Both, though, claim to be inspired by the Olympics spirit of the ancient Greeks. But there was a third one, whose colors — yellow and black — always attracted me and its double-headed eagle echoing a rich past puzzled me as I was never quite sure whether they came from Athens, Thessaloniki or elsewhere. This was the AEK football club. Although I was an ignorant and distant observer, it had not escaped me that the fans of that yellow and black club with the double-headed eagle were different than the others.
They lived mostly clustered in distinctive neighborhoods around Athens and their absolute devotion to their team transcended the usual obsessive attachment of a fan to their team. It was as if the Athletic Union of Constantinople (AEK) was a bond, a point of reference, a physical entity that encapsulated a homeland, which is now a faraway home, and a strong nostalgia of a good life in a community that had its deep roots in Istanbul.
When, a few days ago, I received an invitation from my good friend and colleague Nikos Angelidis to moderate the launch of his book here in Istanbul, my first thought was that it would be just another “insight” into the state of affairs between Turkey and Greece. But I was surprised when I found out that his book was about AEK! Its subject was about football, so I thought with apprehension, but I was so wrong.
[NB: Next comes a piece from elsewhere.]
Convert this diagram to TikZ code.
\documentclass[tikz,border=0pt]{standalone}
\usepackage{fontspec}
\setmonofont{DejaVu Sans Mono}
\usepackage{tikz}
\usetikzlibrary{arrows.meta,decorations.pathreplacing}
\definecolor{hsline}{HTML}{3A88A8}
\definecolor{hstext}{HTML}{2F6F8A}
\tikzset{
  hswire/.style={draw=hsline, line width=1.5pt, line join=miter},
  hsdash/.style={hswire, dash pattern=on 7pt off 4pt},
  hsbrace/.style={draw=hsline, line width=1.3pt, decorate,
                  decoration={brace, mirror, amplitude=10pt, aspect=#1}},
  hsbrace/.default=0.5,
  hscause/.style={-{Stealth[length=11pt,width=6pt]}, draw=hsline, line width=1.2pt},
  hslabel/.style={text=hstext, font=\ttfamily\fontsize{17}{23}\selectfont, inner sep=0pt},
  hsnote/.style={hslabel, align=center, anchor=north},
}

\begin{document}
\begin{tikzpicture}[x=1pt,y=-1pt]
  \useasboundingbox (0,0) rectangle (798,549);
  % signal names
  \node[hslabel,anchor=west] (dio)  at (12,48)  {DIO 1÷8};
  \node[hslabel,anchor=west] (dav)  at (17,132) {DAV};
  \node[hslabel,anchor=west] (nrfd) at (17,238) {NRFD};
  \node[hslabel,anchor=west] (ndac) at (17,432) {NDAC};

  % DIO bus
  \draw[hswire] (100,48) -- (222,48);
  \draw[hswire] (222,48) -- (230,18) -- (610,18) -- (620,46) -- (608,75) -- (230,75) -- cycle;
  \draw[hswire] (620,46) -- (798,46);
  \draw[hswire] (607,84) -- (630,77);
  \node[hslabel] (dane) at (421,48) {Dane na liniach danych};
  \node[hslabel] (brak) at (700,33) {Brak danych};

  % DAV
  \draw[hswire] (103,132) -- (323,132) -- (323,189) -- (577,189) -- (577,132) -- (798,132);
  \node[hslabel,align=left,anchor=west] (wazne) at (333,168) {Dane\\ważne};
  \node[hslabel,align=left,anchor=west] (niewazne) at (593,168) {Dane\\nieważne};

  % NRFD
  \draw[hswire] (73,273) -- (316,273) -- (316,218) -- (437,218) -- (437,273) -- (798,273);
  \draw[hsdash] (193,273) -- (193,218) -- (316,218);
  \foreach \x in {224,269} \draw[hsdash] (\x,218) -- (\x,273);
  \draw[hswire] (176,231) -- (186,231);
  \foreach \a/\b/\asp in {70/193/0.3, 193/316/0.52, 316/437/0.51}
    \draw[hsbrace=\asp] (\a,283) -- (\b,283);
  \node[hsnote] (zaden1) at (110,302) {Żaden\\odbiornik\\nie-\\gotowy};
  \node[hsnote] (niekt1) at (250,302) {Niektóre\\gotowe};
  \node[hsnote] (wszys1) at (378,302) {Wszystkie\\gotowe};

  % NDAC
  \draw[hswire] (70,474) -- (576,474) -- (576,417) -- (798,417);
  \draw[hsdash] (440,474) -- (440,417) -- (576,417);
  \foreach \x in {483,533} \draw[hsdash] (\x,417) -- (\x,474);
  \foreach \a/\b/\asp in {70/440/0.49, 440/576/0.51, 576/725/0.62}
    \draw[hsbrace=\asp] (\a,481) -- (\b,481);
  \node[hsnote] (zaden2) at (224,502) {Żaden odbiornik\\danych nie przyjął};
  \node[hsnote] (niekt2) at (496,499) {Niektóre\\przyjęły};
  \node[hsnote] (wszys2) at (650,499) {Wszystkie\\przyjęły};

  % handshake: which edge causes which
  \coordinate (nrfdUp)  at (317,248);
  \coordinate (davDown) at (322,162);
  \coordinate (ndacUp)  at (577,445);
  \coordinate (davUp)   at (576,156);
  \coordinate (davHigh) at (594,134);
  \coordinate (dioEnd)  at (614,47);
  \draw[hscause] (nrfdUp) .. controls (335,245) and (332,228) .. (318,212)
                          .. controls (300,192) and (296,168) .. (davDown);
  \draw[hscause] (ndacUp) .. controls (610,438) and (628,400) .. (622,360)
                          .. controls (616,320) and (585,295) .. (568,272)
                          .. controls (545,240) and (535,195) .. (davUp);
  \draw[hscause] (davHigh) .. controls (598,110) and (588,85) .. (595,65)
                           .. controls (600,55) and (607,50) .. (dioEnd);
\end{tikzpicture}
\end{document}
The writer talked about his grandfather, a Rum with the same name, from the ancient neighborhood of Vlanga (now Langa) in Istanbul, who was a member of the first volleyball team of AEK in the beginning of the 1930s. An unfortunate health problem confined him to a wheelchair at the age of 35, but living in Athens, by then, he continued to be a devoted member of the team, instilling this love into his grandson, but most of all, the love for his birthplace to which he never managed to return.
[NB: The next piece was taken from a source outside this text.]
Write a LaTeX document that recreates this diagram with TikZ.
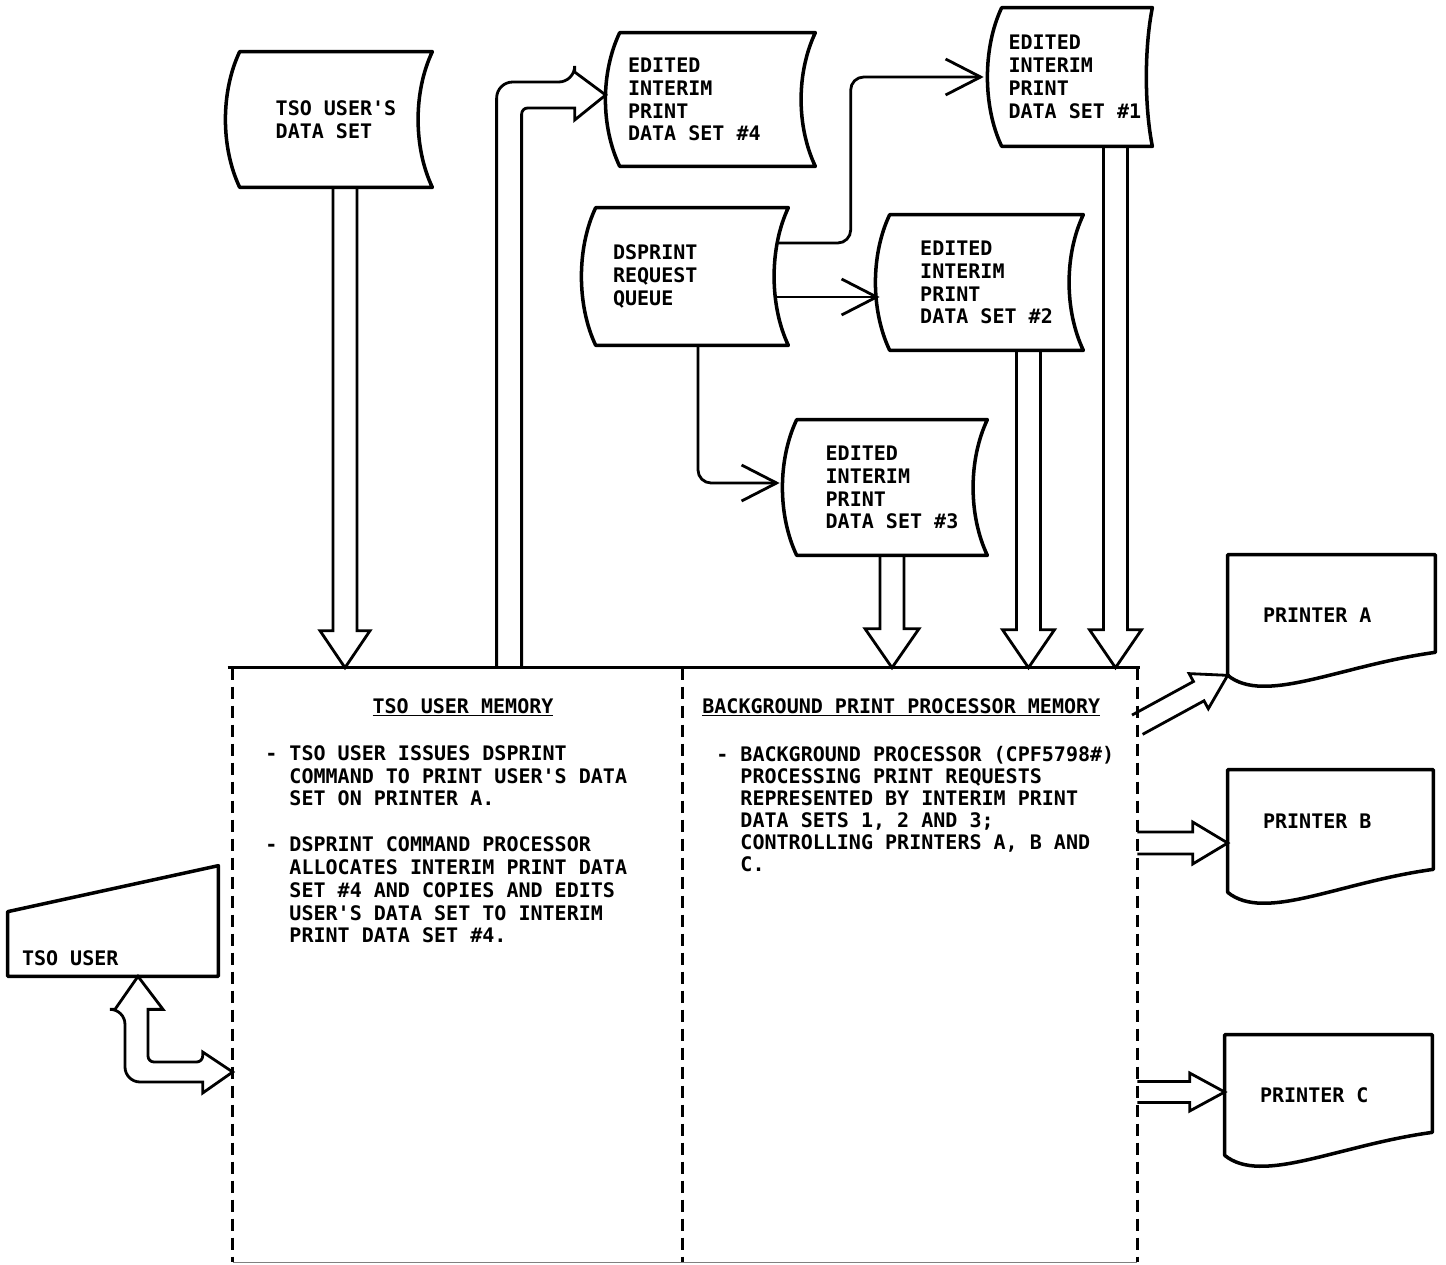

The book was a product of a long research, finding “all the AEK teams of the world,” which emerged from communities that originated from the Greek Orthodox community of Istanbul after the events of the 1920s, inspired by the team’s emblem, or their legendary players. AEK was founded in 1924 in Athens, but its roots were in Istanbul, in the Pera Sports Club association. The writer confesses that the idea of the book came to him from an old photo from the 1980s of a football team called AEK Beloyannis, set up by Greek leftist political refugees in a village outside Budapest in Hungary. The research discovered over 360 teams all over the world carrying the same name and colors or just the emblem of the double-headed eagle. They can be found wherever the Rum diaspora chose to go after the 1930s. That means all over Greece, but also in all corners of the world, including the U.S., Australia, Europe, and Burundi. Even in Turkey, the writer discovered football teams from Çorum to Erzurum which carry the colors or the double-headed eagle emblem on their logos.
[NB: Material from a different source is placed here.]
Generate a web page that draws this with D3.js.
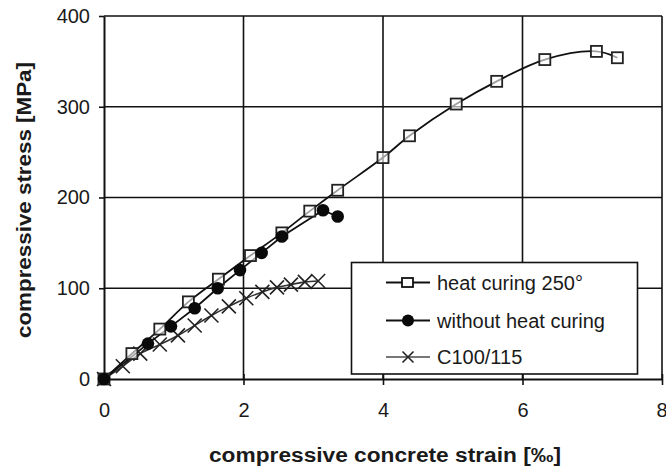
<!DOCTYPE html>
<html><head><meta charset="utf-8">
<script src="https://cdn.jsdelivr.net/npm/d3@7"></script>
<style>
html,body{margin:0;padding:0;background:#fff;}
text{font-family:"Liberation Sans",Arial,sans-serif;fill:#1a1a1a;}
</style></head>
<body>
<svg id="c" width="666" height="475"></svg>
<script>
// ---- data ----
const heatStrain = [0, 0.4, 0.8, 1.21, 1.64, 2.1, 2.55, 2.95, 3.35, 4.0, 4.38, 5.05, 5.63, 6.32, 7.06, 7.36];
const heatStress = [0, 28, 55, 85, 110, 136, 161, 185, 208, 244, 268, 303, 328, 352, 361, 354];
const noHeatStrain = [0, 0.63, 0.96, 1.3, 1.63, 1.95, 2.26, 2.55, 3.14, 3.35];
const noHeatStress = [0, 39, 58, 78, 100, 120, 139, 157, 186, 179];
const c100Strain = [0, 0.27, 0.52, 0.8, 1.06, 1.3, 1.54, 1.79, 2.04, 2.27, 2.48, 2.68, 2.88, 3.07];
const c100Stress = [0, 14, 28, 38, 48, 59, 70, 80, 89, 96, 101, 104, 107, 108];
const xTicks = [0, 2, 4, 6, 8];
const yTicks = [0, 100, 200, 300, 400];
const seriesNames = ["heat curing 250°", "without heat curing", "C100/115"];
const xTitle = "compressive concrete strain [‰]";
const yTitle = "compressive stress [MPa]";

const svg = d3.select("#c");
const x = d3.scaleLinear().domain([0, 8]).range([104, 662]);
const y = d3.scaleLinear().domain([0, 400]).range([379, 16]);

// grid
const g = svg.append("g");
g.selectAll(".vg").data(xTicks.slice(1)).join("line")
  .attr("x1", d => x(d)).attr("x2", d => x(d)).attr("y1", y(0)).attr("y2", y(400))
  .attr("stroke", "#111").attr("stroke-width", 1.6);
g.selectAll(".hg").data(yTicks.slice(1)).join("line")
  .attr("x1", x(0)).attr("x2", x(8)).attr("y1", d => y(d)).attr("y2", d => y(d))
  .attr("stroke", "#111").attr("stroke-width", 1.6);

// axes
const xAxis = svg.append("g").attr("transform", `translate(0,${y(0)})`)
  .call(d3.axisBottom(x).tickValues(xTicks).tickSize(6).tickPadding(18).tickSizeOuter(0));
xAxis.select(".domain").attr("stroke", "#111").attr("stroke-width", 2);
xAxis.selectAll(".tick line").attr("y1", -5).attr("stroke", "#111").attr("stroke-width", 1.6);
xAxis.selectAll(".tick text").style("font-size", "20px").style("font-family", "Liberation Sans, Arial").attr("fill", "#1a1a1a")
  .filter(d => d === 8).attr("text-anchor", "end").attr("dx", 5);

const yAxis = svg.append("g").attr("transform", `translate(${x(0)},0)`)
  .call(d3.axisLeft(y).tickValues(yTicks).tickSize(5).tickPadding(9).tickSizeOuter(0));
yAxis.select(".domain").attr("stroke", "#111").attr("stroke-width", 2);
yAxis.selectAll(".tick line").attr("stroke", "#111").attr("stroke-width", 1.6);
yAxis.selectAll(".tick text").style("font-size", "20px").style("font-family", "Liberation Sans, Arial").attr("fill", "#1a1a1a");

// titles
svg.append("text").attr("x", 385).attr("y", 462).attr("text-anchor", "middle")
  .attr("textLength", 352).attr("lengthAdjust", "spacingAndGlyphs")
  .style("font-size", "20px").style("font-weight", "bold").text(xTitle);
svg.append("text").attr("transform", "translate(31,200) rotate(-90)").attr("text-anchor", "middle")
  .attr("textLength", 276).attr("lengthAdjust", "spacingAndGlyphs")
  .style("font-size", "20px").style("font-weight", "bold").text(yTitle);

const zip = (a, b) => a.map((v, i) => [v, b[i]]);
const heat = zip(heatStrain, heatStress);
const noHeat = zip(noHeatStrain, noHeatStress);
const c100 = zip(c100Strain, c100Stress);

const line = d3.line().x(d => x(d[0])).y(d => y(d[1]));
const smooth = d3.line().x(d => x(d[0])).y(d => y(d[1])).curve(d3.curveCatmullRom);

const plot = svg.append("g");
// C100 line + crosses
plot.append("path").attr("d", smooth(c100)).attr("fill", "none").attr("stroke", "#333").attr("stroke-width", 1.6);
function cross(sel, s) {
  sel.append("path").attr("d", `M${-s},${-s}L${s},${s}M${-s},${s}L${s},${-s}`)
    .attr("stroke", "#222").attr("stroke-width", 1.6).attr("fill", "none");
}
plot.selectAll(".cx").data(c100).join("g")
  .attr("transform", d => `translate(${x(d[0])},${y(d[1])})`)
  .each(function () { cross(d3.select(this), 7); });

// heat curing
plot.append("path").attr("d", smooth(heat)).attr("fill", "none").attr("stroke", "#111").attr("stroke-width", 1.8);
// without heat
plot.append("path").attr("d", line(noHeat)).attr("fill", "none").attr("stroke", "#111").attr("stroke-width", 1.8);

plot.selectAll(".sq").data(heat).join("rect")
  .attr("x", d => x(d[0]) - 5.5).attr("y", d => y(d[1]) - 5.5).attr("width", 11).attr("height", 11)
  .attr("fill", "#fff").attr("fill-opacity", 0.6).attr("stroke", "#222").attr("stroke-width", 1.8);
plot.selectAll(".ci").data(noHeat).join("circle")
  .attr("cx", d => x(d[0])).attr("cy", d => y(d[1])).attr("r", 6.3).attr("fill", "#0a0a0a");

// legend
const lg = svg.append("g");
lg.append("rect").attr("x", 351.5).attr("y", 262.5).attr("width", 286).attr("height", 111.5)
  .attr("fill", "#fff").attr("stroke", "#111").attr("stroke-width", 1.6);
const rows = [282.5, 320.5, 357];
seriesNames.forEach((name, i) => {
  const ry = rows[i];
  lg.append("line").attr("x1", 386).attr("x2", 430).attr("y1", ry).attr("y2", ry)
    .attr("stroke", i === 2 ? "#777" : "#111").attr("stroke-width", 1.8);
  if (i === 0) {
    lg.append("rect").attr("x", 402).attr("y", ry - 4.5).attr("width", 11).attr("height", 9)
      .attr("fill", "#fff").attr("stroke", "#111").attr("stroke-width", 1.8);
  } else if (i === 1) {
    lg.append("circle").attr("cx", 408).attr("cy", ry).attr("r", 6).attr("fill", "#0a0a0a");
  } else {
    const cg = lg.append("g").attr("transform", `translate(408,${ry})`);
    cross(cg, 5.5);
  }
  lg.append("text").attr("x", 437).attr("y", ry + 7).style("font-size", "20px").text(name);
});
</script>
</body></html>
But behind all this abundance of material, old photos, press cuttings, dates, and events that have helped shape this original research, my attention was fixed on an old black and white photograph on page eight. It is a photo of six young men of the first volleyball team of AEK. Second from the left is a young man who ended up living in Greece on a wheelchair carrying his homeland in his heart. For him, and for many others, AEK became their lost homeland, and what became apparent to me was that the feeling of belonging and deeper identity can be passed over to later generations with an amazing intensity and resilience against time.